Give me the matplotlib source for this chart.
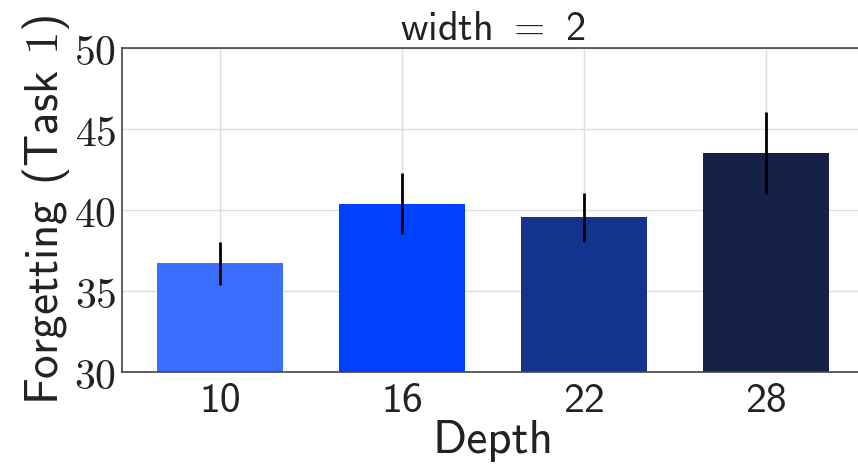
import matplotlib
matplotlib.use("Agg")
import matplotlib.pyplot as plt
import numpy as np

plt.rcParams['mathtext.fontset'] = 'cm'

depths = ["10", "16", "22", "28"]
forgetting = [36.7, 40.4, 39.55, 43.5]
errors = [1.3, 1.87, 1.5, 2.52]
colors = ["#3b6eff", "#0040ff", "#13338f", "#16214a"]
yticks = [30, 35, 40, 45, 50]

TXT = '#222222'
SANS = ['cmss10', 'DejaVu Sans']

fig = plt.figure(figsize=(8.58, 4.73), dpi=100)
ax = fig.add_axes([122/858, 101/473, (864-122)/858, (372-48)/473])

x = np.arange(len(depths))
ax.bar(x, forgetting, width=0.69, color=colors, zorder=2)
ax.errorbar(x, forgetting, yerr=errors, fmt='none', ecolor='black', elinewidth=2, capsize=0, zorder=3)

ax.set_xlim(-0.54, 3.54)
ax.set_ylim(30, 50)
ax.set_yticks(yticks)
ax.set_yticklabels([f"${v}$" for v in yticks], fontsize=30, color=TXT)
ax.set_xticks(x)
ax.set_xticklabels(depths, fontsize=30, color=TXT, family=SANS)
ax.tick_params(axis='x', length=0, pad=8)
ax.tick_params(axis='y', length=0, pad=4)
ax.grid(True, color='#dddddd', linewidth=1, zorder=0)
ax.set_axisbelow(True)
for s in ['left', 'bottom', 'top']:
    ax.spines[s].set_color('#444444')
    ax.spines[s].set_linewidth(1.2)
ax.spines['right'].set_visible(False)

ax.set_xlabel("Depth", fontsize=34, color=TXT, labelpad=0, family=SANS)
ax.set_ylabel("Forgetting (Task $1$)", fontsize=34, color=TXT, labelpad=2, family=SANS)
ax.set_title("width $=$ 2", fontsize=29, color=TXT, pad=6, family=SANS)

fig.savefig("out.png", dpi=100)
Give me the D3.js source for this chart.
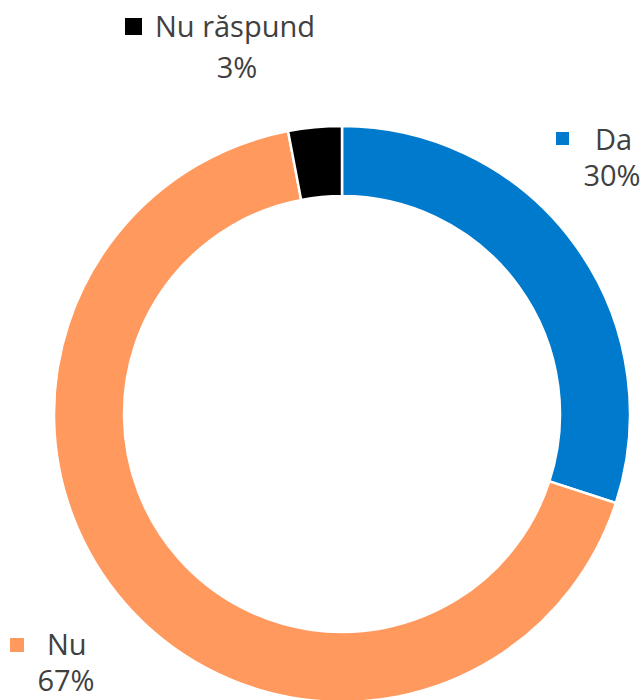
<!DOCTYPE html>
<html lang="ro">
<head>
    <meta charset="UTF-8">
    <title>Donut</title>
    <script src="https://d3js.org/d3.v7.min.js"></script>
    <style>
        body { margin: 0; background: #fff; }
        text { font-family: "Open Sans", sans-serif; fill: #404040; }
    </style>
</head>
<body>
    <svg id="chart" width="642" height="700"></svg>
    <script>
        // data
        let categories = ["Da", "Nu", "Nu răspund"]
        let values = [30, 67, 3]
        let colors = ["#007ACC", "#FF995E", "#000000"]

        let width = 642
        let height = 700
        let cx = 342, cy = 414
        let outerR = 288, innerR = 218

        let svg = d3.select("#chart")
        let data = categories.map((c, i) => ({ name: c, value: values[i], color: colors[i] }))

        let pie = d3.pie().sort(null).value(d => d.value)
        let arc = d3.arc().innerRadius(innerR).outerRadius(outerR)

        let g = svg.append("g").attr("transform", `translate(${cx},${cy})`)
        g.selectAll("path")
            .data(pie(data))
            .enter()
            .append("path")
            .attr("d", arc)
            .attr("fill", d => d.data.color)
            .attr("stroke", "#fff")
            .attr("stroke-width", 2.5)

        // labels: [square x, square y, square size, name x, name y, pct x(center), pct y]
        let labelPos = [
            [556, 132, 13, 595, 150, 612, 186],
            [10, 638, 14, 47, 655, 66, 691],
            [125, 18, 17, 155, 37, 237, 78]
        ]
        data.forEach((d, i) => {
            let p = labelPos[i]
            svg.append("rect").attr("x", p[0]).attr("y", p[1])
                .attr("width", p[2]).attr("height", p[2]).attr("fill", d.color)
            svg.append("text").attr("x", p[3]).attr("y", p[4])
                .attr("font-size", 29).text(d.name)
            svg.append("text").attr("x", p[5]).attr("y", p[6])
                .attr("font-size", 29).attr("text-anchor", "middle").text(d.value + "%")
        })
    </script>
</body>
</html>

◆ ◆ ◆ ◆ ◆

* Exercise aim: In the records above, find the line containing "SANS = ['cmss10', 'DejaVu Sans']" and output every line from the first through that one, exactly, omitting pictures.

* Exercise response:
Give me the matplotlib source for this chart.
import matplotlib
matplotlib.use("Agg")
import matplotlib.pyplot as plt
import numpy as np

plt.rcParams['mathtext.fontset'] = 'cm'

depths = ["10", "16", "22", "28"]
forgetting = [36.7, 40.4, 39.55, 43.5]
errors = [1.3, 1.87, 1.5, 2.52]
colors = ["#3b6eff", "#0040ff", "#13338f", "#16214a"]
yticks = [30, 35, 40, 45, 50]

TXT = '#222222'
SANS = ['cmss10', 'DejaVu Sans']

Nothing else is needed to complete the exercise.